Il film di maggio



To Rome with love di Woody Allen

“Un minus habens che non vuole andare in pensione”, così si definisce Woody Allen nel suo ultimo film: To Rome with love. Perciò, nel tentativo di esorcizzare la paura della morte, continua imperterrito a girare, per la gioia dei suoi affezionati proseliti, senza deluderli mai, o comunque molto raramente.
E’ vero, ormai ripete a memoria schemi e situazioni tipicamente alleniane, ma con un tocco sempre più raffinato e rigoroso, ogni volta arricchito di una sfumatura diversa, che questa volta, trattandosi di Roma, non poteva che essere una venatura in puro stile felliniano.
In una Roma dal fascino senza tempo, dove le grandiose scenografie non si distinguono dai set improvvisati, dove la realtà è pura finzione e l’illusione rappresenta l’unico elemento concreto, si intrecciano gli incontri più o meno casuali dei personaggi che ritroviamo ormai da anni nei film del regista newyorkese, ognuno alla ricerca di quell’Altro ideale, (“l’uomo dei tuoi sogni”, come recitava un titolo di un paio di anni fa) in grado di farlo uscire dallo smarrimento esistenziale in cui si trova al momento.
Ecco allora la giovane turista americana che si innamora di un fascinoso ragazzo romano, il padre di lei che crede di scoprire un nuovo Pavarotti nel futuro consuocero che canta arie d’opera sotto la doccia, l’architetto famoso che, passeggiando per le vie più appartate di Roma, ritrova una parte di sé nello studente pieno di speranze, ma a sua volta stanco del solito menage quotidiano.
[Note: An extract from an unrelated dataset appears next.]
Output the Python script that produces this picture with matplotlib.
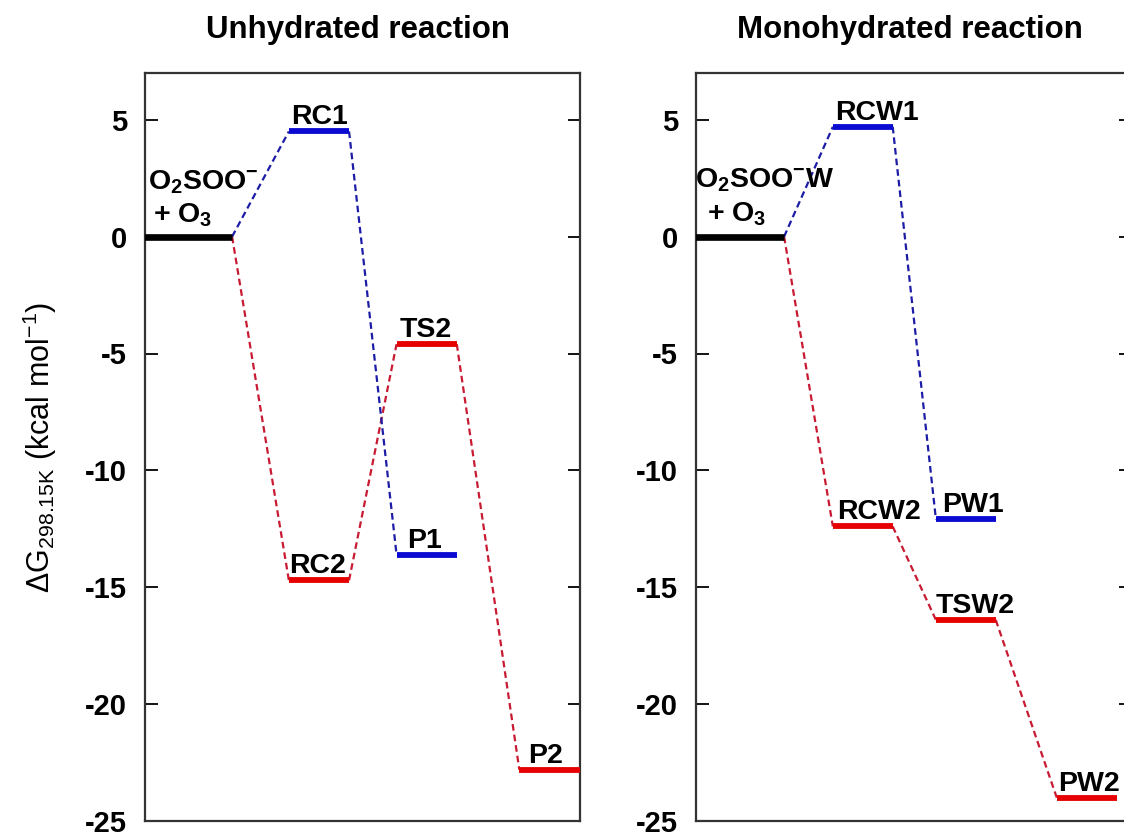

A tutto questo, lo sguardo profondo e acuto di Woody Allen aggiunge una serie di elementi tipicamente italiani, per molti versi autentici e originali. E’ vero, come hanno fatto notare molti critici, che alcune situazioni  sembrano raffigurare un’Italia da film anni settanta, quali l’ingenua coppia di provincia che si perde nella grande città, i borghesi bigotti tutto casa e famiglia che si rifanno frequentando prostitute d’alto bordo (la focosa Anna, interpretata da Penelope Cruz), l’italiano geniale per natura, ma incapace di metodo.
 Ma il regista americano riesce ad andare oltre gli stereotipi e i modelli e a darci una propria visione critica dell’Italia di oggi. Una censura che si esprime soprattutto, ma non solo, nel personaggio interpretato da Roberto Benigni, l’uomo qualunque, senza storia e senza idee se non quelle insulse del pensiero unico televisivo,  che diventa famoso per puro caso, e lo rimane per un po’,“famoso per essere famoso”, prima di essere sostituito da un altro in tutto uguale a lui e ricadere nell’anonimato. E in generale, sono tutti i romani (e gli italiani) ad essere inaffidabili, inconsistenti, pasticcioni. Bellissima la gag della giovane provinciale che chiede informazioni ai passanti: è chiaro fin da subito che non raggiungerà mai la sua meta. Ma anche dalla confusione e dal caos può arrivare qualcosa di buono, almeno secondo Woody il saggio.